Recently, a clip of Senator Josh Hawley has been circulating widely. In it, he questions a medical expert during a Senate hearing with a seemingly simple question: "Can men get pregnant?"

When the expert attempts to explain the nuance of gender and biology, Hawley pushes for a binary "yes or no" answer. He frames the issue as a rejection of "basic biological reality." This moment is frequently used by conservative commentators to mock transgender identity and portray advocates as "anti-science."

Here is how we can effectively answer this "gotcha" question and expose the fundamental flaw in conservative logic.

The Dialogue: How to Dismantle the Trap

The best way to win this argument is to force the questioner to be precise with their language. Here is how the conversation should go:

  • The Question: "Can men get pregnant?"

  • The Accurate Response: "Yes, transgender men can get pregnant."

  • The Conservative Pivot: "We are talking about BIOLOGICAL men only!"

  • The Rebuttal: "If by 'biological' you mean cisgender men (those assigned male at birth), then no. But if you mean 'Men' as a gender, then yes. Transgender men are men, and many have the biological capacity (a uterus) to carry a child. You are trying to use 'biology' to erase a person's identity, but science recognizes that reproductive anatomy and gender identity are two different biological realities."

The Lesson

Senator Hawley and his peers rely on the public’s confusion between Sex and Gender. They treat the word "man" as if its meaning was frozen in the 7th century, but that is not how modern medicine or science works.

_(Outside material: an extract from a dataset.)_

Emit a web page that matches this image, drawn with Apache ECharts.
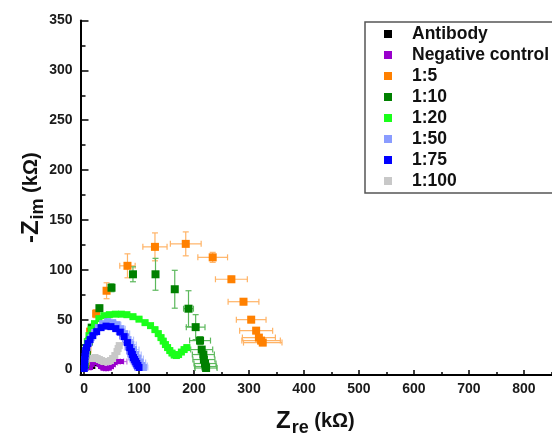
<!DOCTYPE html>
<html>
<head>
<meta charset="utf-8">
<script src="https://cdn.jsdelivr.net/npm/echarts@6/dist/echarts.min.js"></script>
<style>html,body{margin:0;padding:0;background:#fff;}#c{width:552px;height:433px;}</style>
</head>
<body>
<div id="c"></div>
<script>
// ---------------- data ----------------
const categories = ['Antibody', 'Negative control', '1:5', '1:10', '1:20', '1:50', '1:75', '1:100'];
const xTicks = [0, 100, 200, 300, 400, 500, 600, 700, 800];
const xMinorTicks = [50, 150, 250, 350, 450, 550, 650, 750, 850];
const yTicks = [0, 50, 100, 150, 200, 250, 300, 350];
const yMinorTicks = [25, 75, 125, 175, 225, 275, 325];

// Antibody
const ab_x = [16, 19, 22, 25, 28, 31];
const ab_y = [3, 6, 8, 8, 6, 3];
const ab_ex = [0, 0, 0, 0, 0, 0];
const ab_ey = [0, 0, 0, 0, 0, 0];
// Negative control
const nc_x = [12, 15, 18, 21, 24, 27, 30, 34, 38, 42, 46, 50, 53, 56, 60, 64, 68];
const nc_y = [2, 5, 7, 8, 7, 5, 3, 1.5, 1, 1, 1.5, 3, 5, 7, 8, 8, 8];
const nc_ex = [1, 1, 1, 1, 1, 1, 1, 2, 2, 2, 3, 3, 4, 5, 6, 8, 10];
const nc_ey = [0, 0, 0, 0, 0, 0, 0, 0, 0, 0, 0, 0, 0, 0, 0, 0, 0];
// 1:5
const r5_x = [3, 6, 11, 22, 41, 79, 129, 185, 234, 268, 290, 304, 313, 318, 322, 325];
const r5_y = [8, 20, 38, 56, 79, 104, 123, 126, 112.5, 90.5, 68, 50, 39, 32, 29, 27];
const r5_ex = [1, 2, 3, 4, 5, 14, 22, 28, 27, 29, 28, 27, 30, 30, 35, 35];
const r5_ey = [1, 2, 3, 4, 8, 12, 14, 12, 5, 3, 3, 3, 3, 3, 3, 3];
// 1:10
const r10_x = [2, 5, 9, 14, 28, 50, 89, 130, 165, 190, 203, 211, 214, 217, 218, 220, 221, 222];
const r10_y = [5, 15, 28, 42, 61.5, 82, 95.5, 95.5, 80.5, 61, 42.5, 29, 20, 15, 10, 6, 3, 1.5];
const r10_ex = [1, 1, 2, 2, 3, 4, 5, 5, 5, 9, 17, 19, 20, 20, 20, 20, 20, 20];
const r10_ey = [1, 1, 2, 3, 3, 4, 7.5, 16, 19, 18, 12.5, 4, 3, 3, 3, 3, 3, 3];
// 1:20
const r20_x = [1, 2, 3, 4, 6, 9, 13, 19, 27, 36, 46, 57, 68, 78, 89, 100, 111, 121, 129, 135, 140, 144, 148, 152, 156, 160, 164, 168, 172, 177, 182, 187];
const r20_y = [4, 10, 16, 22, 28, 34, 40, 46, 51, 54, 55, 55.5, 55.5, 55, 53, 50.5, 47, 44, 40, 36, 32, 28.5, 25, 22, 19, 16.5, 14.5, 14, 15, 17.5, 20, 22];
const r20_ex = [1, 1, 1, 1, 2, 2, 2, 3, 3, 3, 4, 4, 4, 4, 5, 5, 5, 5, 5, 5, 5, 5, 5, 5, 5, 5, 5, 5, 5, 5, 5, 5];
const r20_ey = [0, 0, 0, 0, 0, 0, 0, 0, 0, 0, 0, 0, 0, 0, 0, 0, 0, 0, 0, 0, 0, 0, 0, 0, 0, 0, 0, 0, 0, 0, 0, 0];
// 1:50
const r50_x = [1, 1.5, 2, 3, 4, 6, 9, 13, 19, 26, 34, 43, 52, 60, 67, 74, 80, 85, 90, 94, 98, 102, 105, 108];
const r50_y = [2, 6, 10, 14, 18, 22, 27, 32, 37, 42, 46, 48, 47, 45, 41, 36, 30, 25, 20, 15, 11, 7, 4, 2];
const r50_ex = [0.5, 0.5, 0.5, 1, 1, 1, 2, 2, 3, 3, 4, 5, 6, 7, 8, 9, 10, 10, 10, 10, 10, 10, 10, 8];
const r50_ey = [0, 0, 0, 0, 0, 0, 0, 0, 0, 0, 0, 0, 0, 0, 0, 0, 0, 0, 0, 0, 0, 0, 0, 0];
// 1:75
const r75_x = [0.5, 0.7, 1, 1.3, 1.7, 2.2, 3, 4.5, 7, 11, 16, 23, 31, 40, 49, 58, 66, 73, 79, 83, 86, 88, 90, 92, 94, 96, 98, 100];
const r75_y = [1, 4, 7, 10, 13, 16, 19, 22, 26, 30, 34, 38, 42, 43.5, 43, 41, 37.5, 33, 27, 22, 18, 15, 12, 10, 8, 6, 4, 2];
const r75_ex = [0.5, 0.5, 0.5, 0.5, 0.5, 0.5, 1, 1, 1, 2, 2, 3, 3, 4, 5, 6, 7, 8, 8, 8, 8, 8, 8, 8, 8, 8, 8, 8];
const r75_ey = [0, 0, 0, 0, 0, 0, 0, 0, 0, 0, 0, 0, 0, 0, 0, 0, 0, 0, 0, 0, 0, 0, 0, 0, 0, 0, 0, 0];
// 1:100
const r100_x = [16, 20, 24, 28, 32, 36, 40, 44, 48, 52, 56, 60, 62, 64];
const r100_y = [11, 12, 11, 10, 9, 8, 8, 8, 9, 11, 14, 18, 21, 24];
const r100_ex = [2, 2, 3, 3, 3, 3, 4, 4, 4, 4, 4, 4, 4, 4];
const r100_ey = [0, 0, 0, 0, 0, 0, 0, 0, 0, 0, 0, 0, 0, 0];

const seriesX = [ab_x, nc_x, r5_x, r10_x, r20_x, r50_x, r75_x, r100_x];
const seriesY = [ab_y, nc_y, r5_y, r10_y, r20_y, r50_y, r75_y, r100_y];
const seriesEX = [ab_ex, nc_ex, r5_ex, r10_ex, r20_ex, r50_ex, r75_ex, r100_ex];
const seriesEY = [ab_ey, nc_ey, r5_ey, r10_ey, r20_ey, r50_ey, r75_ey, r100_ey];

// ---------------- styles ----------------
const colors = ['#000000', '#9900cc', '#ff8000', '#008000', '#1aff1a', '#8a9cff', '#0000ff', '#c8c8c8'];
const errColors = ['#555555', '#c070e0', '#ffb366', '#5cb85c', '#80ff80', '#b4c2ff', '#6a6aff', '#d4d4d4'];
const sizes = [5, 5, 8, 8, 7, 7, 7, 7];
const FONT = '"Liberation Sans", Arial, sans-serif';

function errRender(params, api) {
  const x = api.value(0), y = api.value(1), ex = api.value(2), ey = api.value(3);
  const style = { stroke: api.visual('color'), lineWidth: 1.2, fill: null };
  const cap = 3;
  const children = [];
  if (ex > 0) {
    const a = api.coord([x - ex, y]), b = api.coord([x + ex, y]);
    children.push({ type: 'line', shape: { x1: a[0], y1: a[1], x2: b[0], y2: b[1] }, style: style });
    children.push({ type: 'line', shape: { x1: a[0], y1: a[1] - cap, x2: a[0], y2: a[1] + cap }, style: style });
    children.push({ type: 'line', shape: { x1: b[0], y1: b[1] - cap, x2: b[0], y2: b[1] + cap }, style: style });
  }
  if (ey > 0) {
    const a = api.coord([x, y - ey]), b = api.coord([x, y + ey]);
    children.push({ type: 'line', shape: { x1: a[0], y1: a[1], x2: b[0], y2: b[1] }, style: style });
    children.push({ type: 'line', shape: { x1: a[0] - cap, y1: a[1], x2: a[0] + cap, y2: a[1] }, style: style });
    children.push({ type: 'line', shape: { x1: b[0] - cap, y1: b[1], x2: b[0] + cap, y2: b[1] }, style: style });
  }
  return { type: 'group', children: children };
}

const series = [];
categories.forEach(function (name, i) {
  const data = seriesX[i].map(function (v, k) { return [v, seriesY[i][k], seriesEX[i][k], seriesEY[i][k]]; });
  series.push({
    type: 'custom', name: name + ' error', renderItem: errRender, data: data,
    encode: { x: 0, y: 1 }, itemStyle: { color: errColors[i] }, silent: true, clip: false
  });
  series.push({
    type: 'scatter', name: name, data: data.map(function (d) { return [d[0], d[1]]; }),
    symbol: 'rect', symbolSize: sizes[i], itemStyle: { color: colors[i], opacity: 1 }, silent: true
  });
});

const axisLabelStyle = { fontFamily: FONT, fontWeight: 'bold', fontSize: 14, color: '#1a1a1a' };
const titleRich = {
  z: { fontFamily: FONT, fontWeight: 'bold', fontSize: 24, color: '#111', verticalAlign: 'top' },
  s: { fontFamily: FONT, fontWeight: 'bold', fontSize: 18, color: '#111', verticalAlign: 'top', padding: [10, 0, 0, 1] },
  k: { fontFamily: FONT, fontWeight: 'bold', fontSize: 20, color: '#111', verticalAlign: 'top', padding: [2, 0, 0, 0] }
};

const option = {
  animation: false,
  backgroundColor: '#ffffff',
  title: {
    text: '{z|Z}{s|re}{k| (kΩ)}',
    left: 276, top: 409, padding: 0,
    textStyle: { rich: titleRich }
  },
  graphic: [{
    type: 'rect', z: 100, silent: true,
    shape: { x: 365, y: 22, width: 260, height: 171 },
    style: { fill: null, stroke: '#555', lineWidth: 1.5 }
  }],
  legend: {
    orient: 'vertical', left: 365, top: 22,
    padding: [3, 10, 4, 19], itemGap: 3, itemWidth: 8, itemHeight: 8,
    icon: 'rect', borderWidth: 0,
    data: categories,
    textStyle: {
      fontFamily: FONT, fontWeight: 'bold', fontSize: 17.5, color: '#111', lineHeight: 16,
      rich: {
        sp: { width: 15, fontSize: 16, lineHeight: 16 },
        name: { fontFamily: FONT, fontWeight: 'bold', fontSize: 17.5, color: '#111', lineHeight: 16 }
      }
    },
    formatter: function (n) { return '{sp| }{name|' + n + '}'; }
  },
  grid: { left: 80.5, top: 20.5, width: 471.5, height: 354.5, containLabel: false },
  xAxis: [
    {
      type: 'value', min: -6.4, max: 851, position: 'bottom',
      axisLine: { show: true, onZero: false, lineStyle: { color: '#000', width: 2 } },
      axisTick: { show: true, inside: true, length: 5, customValues: xTicks, lineStyle: { color: '#000', width: 1.5 } },
      axisLabel: Object.assign({ show: true, margin: 7, customValues: xTicks }, axisLabelStyle),
      splitLine: { show: false }
    },
    {
      type: 'value', min: -6.4, max: 851, position: 'bottom', gridIndex: 0,
      axisLine: { show: false, onZero: false },
      axisTick: { show: true, inside: true, length: 3, customValues: xMinorTicks, lineStyle: { color: '#000', width: 1.5 } },
      axisLabel: { show: false },
      splitLine: { show: false }
    }
  ],
  yAxis: [
    {
      type: 'value', min: -5.5, max: 350, position: 'left',
      axisLine: { show: true, onZero: false, lineStyle: { color: '#000', width: 2 } },
      axisTick: { show: true, inside: true, length: 8, customValues: yTicks, lineStyle: { color: '#000', width: 1.5 } },
      axisLabel: Object.assign({ show: true, margin: 8, customValues: yTicks }, axisLabelStyle),
      splitLine: { show: false },
      name: '{z|-Z}{s|im}{k| (kΩ)}',
      nameLocation: 'middle', nameRotate: 90, nameGap: 33, nameMoveOverlap: false,
      nameTextStyle: { rich: titleRich }
    },
    {
      type: 'value', min: -5.5, max: 350, position: 'left', gridIndex: 0,
      axisLine: { show: false, onZero: false },
      axisTick: { show: true, inside: true, length: 5, customValues: yMinorTicks, lineStyle: { color: '#000', width: 1.5 } },
      axisLabel: { show: false },
      splitLine: { show: false }
    }
  ],
  series: series
};

const chart = echarts.init(document.getElementById('c'), null, { renderer: 'canvas' });
chart.setOption(option);
</script>
</body>
</html>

  1. Traditional View: Confuses biological equipment with personal identity.

  2. Scientific View: Recognizes that while reproductive functions are biological, "Manhood" is a social and psychological identity.

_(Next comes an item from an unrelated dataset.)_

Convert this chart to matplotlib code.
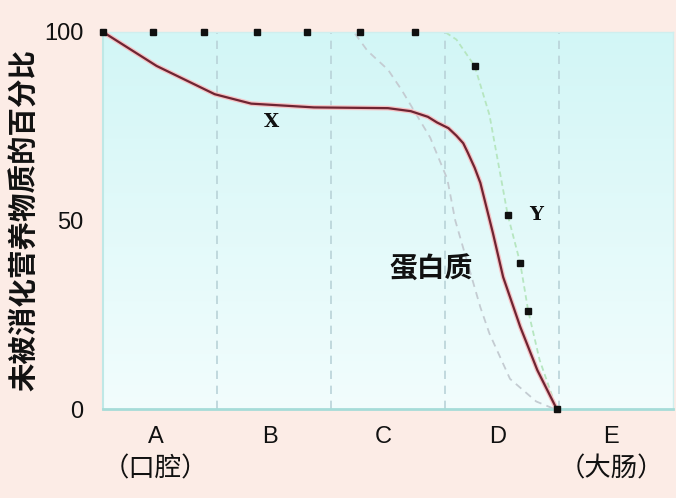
import numpy as np
import matplotlib
matplotlib.use("Agg")
import matplotlib.pyplot as plt
from matplotlib.colors import LinearSegmentedColormap

plt.rcParams['font.family'] = ['Liberation Sans', 'Noto Sans CJK SC', 'DejaVu Sans']

# ---- data ----
regions = ['A', 'B', 'C', 'D', 'E']
region_notes = {'A': '（口腔）', 'E': '（大肠）'}
y_ticks = [0, 50, 100]
y_label = '未被消化营养物质的百分比'

x_curve_x = [0, 0.47, 0.98, 1.3, 1.85, 2.5, 2.7, 2.85, 2.93, 3.03, 3.1, 3.16, 3.2, 3.26, 3.31, 3.42, 3.51, 3.66, 3.81, 3.98]
x_curve_v = [100, 91, 83.5, 81, 80, 79.8, 79, 77.5, 76, 74.5, 72.5, 70.5, 68, 64, 60, 46.7, 35, 21.8, 10.3, 0]

y_curve_x = [0, 3.0, 3.1, 3.26, 3.39, 3.55, 3.66, 3.73, 3.83, 3.98]
y_curve_v = [100, 100, 98, 91, 78, 51.5, 38.7, 26, 13, 0]
y_mark_x = [0, 0.44, 0.89, 1.35, 1.79, 2.25, 2.74, 3.26, 3.55, 3.66, 3.73, 3.98]
y_mark_v = [100, 100, 100, 100, 100, 100, 100, 91, 51.5, 38.7, 26, 0]

p_curve_x = [0, 2.2, 2.32, 2.5, 2.62, 2.87, 3.02, 3.09, 3.31, 3.39, 3.57, 3.8, 3.96]
p_curve_v = [100, 100, 95, 90, 84.6, 72, 61, 50, 27, 20, 8, 2, 0]

# ---- figure ----
fig = plt.figure(figsize=(6.76, 4.98), dpi=100, facecolor='#fcece6')
ax = fig.add_axes([103/676, 1-409/498, 570/676, 377/498])
ax.set_xlim(0, len(regions))
ax.set_ylim(0, 100)

# gradient background
cmap = LinearSegmentedColormap.from_list('bg', ['#f2fdfd', '#d2f6f6'])
grad = np.linspace(0, 1, 256).reshape(-1, 1)
ax.imshow(grad, aspect='auto', cmap=cmap, origin='lower',
          extent=[0, len(regions), 0, 100], zorder=0)

# region dividers
for i in range(1, len(regions)):
    ax.axvline(i, color='#b9d3d8', lw=1.2, ls=(0, (5, 4)), zorder=1)

# protein curve
ax.plot(p_curve_x, p_curve_v, color='#c4ccd2', lw=1.3, ls=(0, (4, 3)), zorder=2)
# Y curve
ax.plot(y_curve_x, y_curve_v, color='#b6e6c0', lw=1.3, ls=(0, (3, 2)), zorder=2)
ax.plot(y_mark_x, y_mark_v, ls='none', marker='s', ms=4, color='#101010', zorder=4,
        clip_on=False)
# X curve
ax.plot(x_curve_x, x_curve_v, color='#f6c2c4', lw=3.4, zorder=3, solid_capstyle='round',
        solid_joinstyle='round')
ax.plot(x_curve_x, x_curve_v, color='#6e2432', lw=1.6, zorder=3, solid_joinstyle='round')

# curve labels
ax.text(1.48, 76, 'X', fontsize=14, ha='center', va='center', color='#111',
        family='DejaVu Serif', weight='bold')
ax.text(3.8, 51.5, 'Y', fontsize=14, ha='center', va='center', color='#111',
        family='DejaVu Serif', weight='bold')
ax.text(2.88, 37, '蛋白质', fontsize=20, ha='center', va='center', color='#111',
        family=['Noto Sans CJK SC'], weight='bold')

# axes styling
for s in ['top', 'right']:
    ax.spines[s].set_color('#cfeeee')
    ax.spines[s].set_linewidth(1)
ax.spines['left'].set_color('#bfe8e6')
ax.spines['left'].set_linewidth(1.5)
ax.spines['bottom'].set_color('#a6dcd8')
ax.spines['bottom'].set_linewidth(2)

ax.set_yticks(y_ticks)
ax.set_yticklabels([str(v) for v in y_ticks], fontsize=17, color='#111')
ax.tick_params(axis='y', length=0, pad=14)

ax.set_xticks([i + 0.46 for i in range(len(regions))])
ax.set_xticklabels(regions, fontsize=17, color='#111')
ax.tick_params(axis='x', length=0, pad=12)

for i, r in enumerate(regions):
    if r in region_notes:
        ax.text(i + 0.46, -16, region_notes[r], fontsize=19, ha='center', va='center',
                family=['Noto Sans CJK SC'], color='#111')

fig.text(25/676, 1-220/498, y_label, rotation=90, fontsize=20.5, ha='center', va='center',
         family=['Noto Sans CJK SC'], weight='bold', color='#111')

fig.savefig('out.png', dpi=100, facecolor=fig.get_facecolor())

By refusing to acknowledge this distinction, conservatives are not "defending science." Instead, they are trying to weaponize language to erase the existence of transgender people.

A Request for Honest Discourse

Mr. Hawley, before asking "gotcha" questions, you must learn the difference between a traditional dictionary definition and a clinical scientific definition. We request that you stop burying a delicate human issue in political theater. Human lives and mental health are at stake. Once you make the distinction between sex and gender, the "confusion" disappears. We are not denying biology; we are being precise about it.